After the campus tour, all of the students gathered into a lecture hall where a Purdue student gave a presentation about Campus life, which included living in the college town of West Lafayette, themed parties, and even opportunities for students to test new foods for major companies. Students were told about the school’s numerous majors- Purdue offers more than 200- and heard about chances to study abroad, as well as parts of Purdue’s history, including being the alma mater of famous figures like Neil Armstrong.

After departing from Purdue, the students took another bus ride over to Depauw, a much smaller liberal arts school. There, students were given lunch and a tour of campus. The campus had many opportunities for students to participate in campus life, like a student-run radio. It felt like a ghost town compared to the bustling metropolis of Purdue, although sophomores were assured that an alumnus was granting the school money to add more restaurants and activities for students. They could not boast of the famous graduates that Purdue did, but the Depauw trip showed students that your specific major at a liberal arts school does not matter because a liberal arts education prepares you for many different fields.

Hanover-IU Bus Trip

The other half of the sophomore class clamored aboard three buses heading to Hanover College and then Indiana University.  They began the approximately two hour trip to Hanover, a small liberal arts school outside of Madison, IN on the Ohio River, early in the morning. Students arrived at Hanover and were split into individual groups to take a tour around the campus. They were shown the Brown Campus Center, Hanover’s student center, which houses the cafeteria, student lounges, and the bookstore.  The groups moved onto the Science center to see a typical class and one of only a few collegiate cadaver labs in the country. The students also saw a typical campus dorm room and walked across the campus quad.

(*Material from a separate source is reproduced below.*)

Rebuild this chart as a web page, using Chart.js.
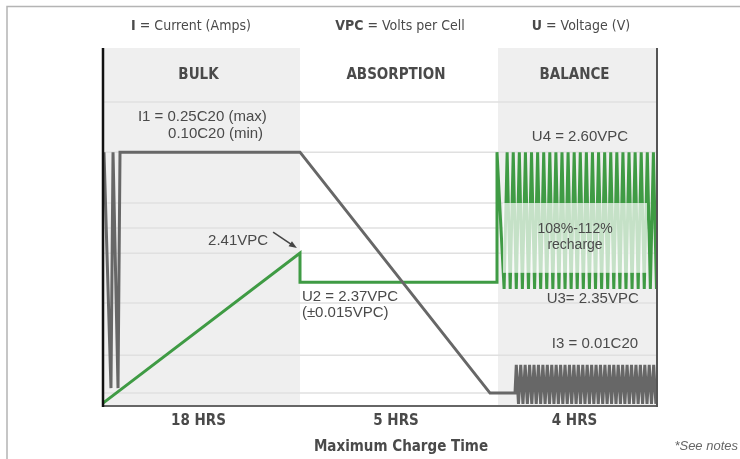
<!DOCTYPE html>
<html>
<head>
<meta charset="utf-8">
<script src="https://cdn.jsdelivr.net/npm/chart.js@4.4.1/dist/chart.umd.min.js"></script>
<style>
  html, body { margin: 0; padding: 0; background: #fff; }
  canvas { display: block; }
</style>
</head>
<body>
<canvas id="chargeChart" width="740" height="459"></canvas>
<script>
// charge phases (x axis runs 0-100 across the plot)
const phaseNames = ['BULK', 'ABSORPTION', 'BALANCE'];
const phaseHours = ['18 HRS', '5 HRS', '4 HRS'];
const phaseEdges = [0, 35.56, 71.3, 100];
const phaseShaded = [true, false, true];

// faint horizontal reference lines
const gridLevels = [84.9, 70.9, 56.7, 49.7, 42.7, 28.8, 14.2, 3.6];

// I - current curve (gray)
const currentX = [0.18, 1.44, 1.81, 2.71, 3.07, 35.56, 69.86, 74.37,
  74.6, 75.0, 75.4, 75.8, 76.2, 76.6, 77.0, 77.4, 77.8, 78.2, 78.6, 79.0, 79.4, 79.8, 80.2, 80.6,
  81.0, 81.4, 81.8, 82.2, 82.6, 83.0, 83.4, 83.8, 84.2, 84.6, 85.0, 85.4, 85.8, 86.2, 86.6, 87.0,
  87.4, 87.8, 88.2, 88.6, 89.0, 89.4, 89.8, 90.2, 90.6, 91.0, 91.4, 91.8, 92.2, 92.6, 93.0, 93.4,
  93.8, 94.2, 94.6, 95.0, 95.4, 95.8, 96.2, 96.6, 97.0, 97.4, 97.8, 98.2, 98.6, 99.0, 99.4, 99.8];
const currentY = [70.9, 5.0, 70.9, 5.0, 70.9, 70.9, 3.6, 3.6,
  11.5, 0.6, 11.5, 0.6, 11.5, 0.6, 11.5, 0.6, 11.5, 0.6, 11.5, 0.6, 11.5, 0.6, 11.5, 0.6, 11.5, 0.6,
  11.5, 0.6, 11.5, 0.6, 11.5, 0.6, 11.5, 0.6, 11.5, 0.6, 11.5, 0.6, 11.5, 0.6, 11.5, 0.6, 11.5, 0.6,
  11.5, 0.6, 11.5, 0.6, 11.5, 0.6, 11.5, 0.6, 11.5, 0.6, 11.5, 0.6, 11.5, 0.6, 11.5, 0.6, 11.5, 0.6,
  11.5, 0.6, 11.5, 0.6, 11.5, 0.6, 11.5, 0.6, 11.5, 0.6];

// U - voltage curve (green)
const voltageX = [0, 35.56, 35.56, 71.12, 71.12,
  72.40, 72.95, 73.50, 74.05, 74.60, 75.15, 75.70, 76.25, 76.80, 77.35, 77.90, 78.45, 79.00,
  79.55, 80.10, 80.65, 81.20, 81.75, 82.30, 82.85, 83.40, 83.95, 84.50, 85.05, 85.60, 86.15,
  86.70, 87.25, 87.80, 88.35, 88.90, 89.45, 90.00, 90.55, 91.10, 91.65, 92.20, 92.75, 93.30,
  93.85, 94.40, 94.95, 95.50, 96.05, 96.60, 97.15, 97.70, 98.25, 98.80, 99.35, 99.90];
const voltageY = [0.8, 42.7, 34.6, 34.6, 70.9,
  32.7, 70.9, 32.7, 70.9, 32.7, 70.9, 32.7, 70.9, 32.7, 70.9, 32.7, 70.9, 32.7,
  70.9, 32.7, 70.9, 32.7, 70.9, 32.7, 70.9, 32.7, 70.9, 32.7, 70.9, 32.7, 70.9,
  32.7, 70.9, 32.7, 70.9, 32.7, 70.9, 32.7, 70.9, 32.7, 70.9, 32.7, 70.9, 32.7,
  70.9, 32.7, 70.9, 32.7, 70.9, 32.7, 70.9, 32.7, 70.9, 32.7, 70.9, 32.7];

// notes placed at data positions [text, x, y, align]
const notes = [
  ['I1 = 0.25C20 (max)', 6.3, 80.7, 'left'],
  ['0.10C20 (min)', 28.9, 76.0, 'right'],
  ['2.41VPC', 29.8, 46.1, 'right'],
  ['U2 = 2.37VPC', 35.9, 30.4, 'left'],
  ['(\u00b10.015VPC)', 35.9, 26.0, 'left'],
  ['U4 = 2.60VPC', 86.1, 75.1, 'center'],
  ['U3= 2.35VPC', 88.4, 29.9, 'center'],
  ['I3 = 0.01C20', 88.8, 17.3, 'center']
];
const rechargeBox = [72.2, 98.2, 37.2, 56.7];
const rechargeText = ['108%-112%', 'recharge'];
const arrowFrom = [30.7, 48.6];
const arrowTo = [35.0, 44.1];

const narrow = '"Liberation Sans Narrow", "DejaVu Sans Condensed", "Roboto", sans-serif';
const plain = '"Liberation Sans", Arial, sans-serif';

function toPoints(xs, ys) {
  return xs.map((v, i) => ({ x: v, y: ys[i] }));
}

function keyText(ctx, boldPart, rest, cx, cy) {
  ctx.font = 'bold 14px ' + narrow;
  const w1 = ctx.measureText(boldPart).width;
  ctx.font = '14px ' + narrow;
  const w2 = ctx.measureText(rest).width;
  let sx = cx - (w1 + w2) / 2;
  ctx.textAlign = 'left';
  ctx.font = 'bold 14px ' + narrow;
  ctx.fillText(boldPart, sx, cy);
  ctx.font = '14px ' + narrow;
  ctx.fillText(rest, sx + w1, cy);
}

const cycleArt = {
  id: 'cycleArt',
  beforeDraw(chart) {
    const { ctx, chartArea: a, scales: { x, y } } = chart;
    ctx.save();
    ctx.fillStyle = '#fff';
    ctx.fillRect(0, 0, chart.width, chart.height);

    // outer frame
    ctx.strokeStyle = '#b4b4b4';
    ctx.lineWidth = 1.5;
    ctx.beginPath();
    ctx.moveTo(7, chart.height);
    ctx.lineTo(7, 6.5);
    ctx.lineTo(chart.width, 6.5);
    ctx.stroke();

    // shaded phases
    ctx.fillStyle = '#efefef';
    phaseNames.forEach((n, i) => {
      if (!phaseShaded[i]) return;
      const x0 = x.getPixelForValue(phaseEdges[i]);
      const x1 = x.getPixelForValue(phaseEdges[i + 1]);
      ctx.fillRect(x0, a.top, x1 - x0, a.bottom - a.top);
    });

    // grid lines
    ctx.strokeStyle = '#e0e0e0';
    ctx.lineWidth = 1.5;
    gridLevels.forEach(v => {
      const py = y.getPixelForValue(v);
      ctx.beginPath();
      ctx.moveTo(a.left, py);
      ctx.lineTo(a.right, py);
      ctx.stroke();
    });
    ctx.restore();
  },
  afterDatasetsDraw(chart) {
    const { ctx, chartArea: a, scales: { x, y } } = chart;
    ctx.save();

    // pale recharge box
    const bx0 = x.getPixelForValue(rechargeBox[0]);
    const bx1 = x.getPixelForValue(rechargeBox[1]);
    const by0 = y.getPixelForValue(rechargeBox[3]);
    const by1 = y.getPixelForValue(rechargeBox[2]);
    ctx.fillStyle = 'rgba(255,255,255,0.7)';
    ctx.fillRect(bx0, by0, bx1 - bx0, by1 - by0);

    // axes
    ctx.lineWidth = 2;
    ctx.strokeStyle = '#666';
    ctx.beginPath();
    ctx.moveTo(a.left, a.bottom);
    ctx.lineTo(a.right, a.bottom);
    ctx.stroke();
    ctx.strokeStyle = '#555';
    ctx.beginPath();
    ctx.moveTo(a.right, a.top);
    ctx.lineTo(a.right, a.bottom + 1);
    ctx.stroke();
    ctx.lineWidth = 2.5;
    ctx.strokeStyle = '#111';
    ctx.beginPath();
    ctx.moveTo(a.left, a.top);
    ctx.lineTo(a.left, a.bottom + 1);
    ctx.stroke();

    ctx.textBaseline = 'middle';
    ctx.fillStyle = '#4a4a4a';

    // key along the top
    keyText(ctx, 'I', ' = Current (Amps)', 191, 26);
    keyText(ctx, 'VPC', ' = Volts per Cell', 400, 26);
    keyText(ctx, 'U', ' = Voltage (V)', 581, 26);

    // phase titles and durations
    ctx.textAlign = 'center';
    phaseNames.forEach((n, i) => {
      const cx = x.getPixelForValue((phaseEdges[i] + phaseEdges[i + 1]) / 2) - 3;
      ctx.font = 'bold 15px ' + narrow;
      ctx.fillText(n, cx, 75);
      ctx.font = 'bold 15px ' + narrow;
      ctx.fillText(phaseHours[i], cx, 421);
    });
    ctx.font = 'bold 15px ' + narrow;
    ctx.fillText('Maximum Charge Time', 401, 447);
    ctx.textAlign = 'right';
    ctx.font = 'italic 13px ' + plain;
    ctx.fillStyle = '#666';
    ctx.fillText('*See notes', 738, 446);

    // value notes
    ctx.fillStyle = '#4a4a4a';
    ctx.font = '15px ' + plain;
    notes.forEach(n => {
      ctx.textAlign = n[3];
      ctx.fillText(n[0], x.getPixelForValue(n[1]), y.getPixelForValue(n[2]));
    });
    ctx.textAlign = 'center';
    ctx.font = '14px ' + plain;
    const rcx = (bx0 + bx1) / 2;
    ctx.fillText(rechargeText[0], rcx, y.getPixelForValue(49.4));
    ctx.fillText(rechargeText[1], rcx, y.getPixelForValue(45.0));

    // arrow to 2.41VPC peak
    const ax0 = x.getPixelForValue(arrowFrom[0]), ay0 = y.getPixelForValue(arrowFrom[1]);
    const ax1 = x.getPixelForValue(arrowTo[0]), ay1 = y.getPixelForValue(arrowTo[1]);
    const ang = Math.atan2(ay1 - ay0, ax1 - ax0);
    ctx.strokeStyle = '#444';
    ctx.fillStyle = '#444';
    ctx.lineWidth = 1.5;
    ctx.beginPath();
    ctx.moveTo(ax0, ay0);
    ctx.lineTo(ax1 - 5 * Math.cos(ang), ay1 - 5 * Math.sin(ang));
    ctx.stroke();
    ctx.beginPath();
    ctx.moveTo(ax1, ay1);
    ctx.lineTo(ax1 - 8 * Math.cos(ang) + 3 * Math.sin(ang), ay1 - 8 * Math.sin(ang) - 3 * Math.cos(ang));
    ctx.lineTo(ax1 - 8 * Math.cos(ang) - 3 * Math.sin(ang), ay1 - 8 * Math.sin(ang) + 3 * Math.cos(ang));
    ctx.closePath();
    ctx.fill();
    ctx.restore();
  }
};

new Chart(document.getElementById('chargeChart'), {
  type: 'line',
  data: {
    datasets: [
      {
        label: 'I',
        data: toPoints(currentX, currentY),
        borderColor: '#676767',
        borderWidth: 3,
        pointRadius: 0,
        tension: 0,
        clip: false
      },
      {
        label: 'U',
        data: toPoints(voltageX, voltageY),
        borderColor: '#3f9b44',
        borderWidth: 3,
        pointRadius: 0,
        tension: 0,
        clip: false
      }
    ]
  },
  options: {
    responsive: false,
    animation: false,
    layout: { padding: { left: 103, right: 83, top: 48, bottom: 53 } },
    scales: {
      x: { type: 'linear', min: 0, max: 100, display: false },
      y: { type: 'linear', min: 0, max: 100, display: false }
    },
    plugins: {
      legend: { display: false },
      tooltip: { enabled: false }
    }
  },
  plugins: [cycleArt]
});
</script>
</body>
</html>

Students were also shown the area known as “The point.” It is the only known place in the world where someone standing in a single spot can see a river bend three different times.  Overall, the campus was quiet, as Hanover has 1100 students, but pleasant with temperatures cresting at an unseasonable 70 degrees. After the campus tour, students headed to the Horner Center, which holds recreational facilities, a basketball arena, and classrooms for lunch and a presentation about life at Hanover and the academics there.  Students learned about internships, scholarships, and academic opportunities after Hanover.

After leaving Hanover, students took another bus ride through the hills of Southern Indiana to Bloomington to tour IU. The students were herded once again into tour groups to go around the main area of IU’s sprawling campus.  Students were told about the traditions at IU, including shaking the statue of past president Herman B. Wells’ hand to earn one letter grade higher than you would if you had not.  IU’s campus was buzzing with activity, and many of IU’s 50,000 students were out and about walking in the pleasant weather. Students were shown academic buildings such as the large Ballantine and Woodburn lecture halls. They were then presented with a Question and Answer session with IU students and an Admissions director, who talked about why they chose IU and what made them want to go there.

Although it will still be a year and a half before most sophomores decide where they are going to college, this trip certainly made many think about their options.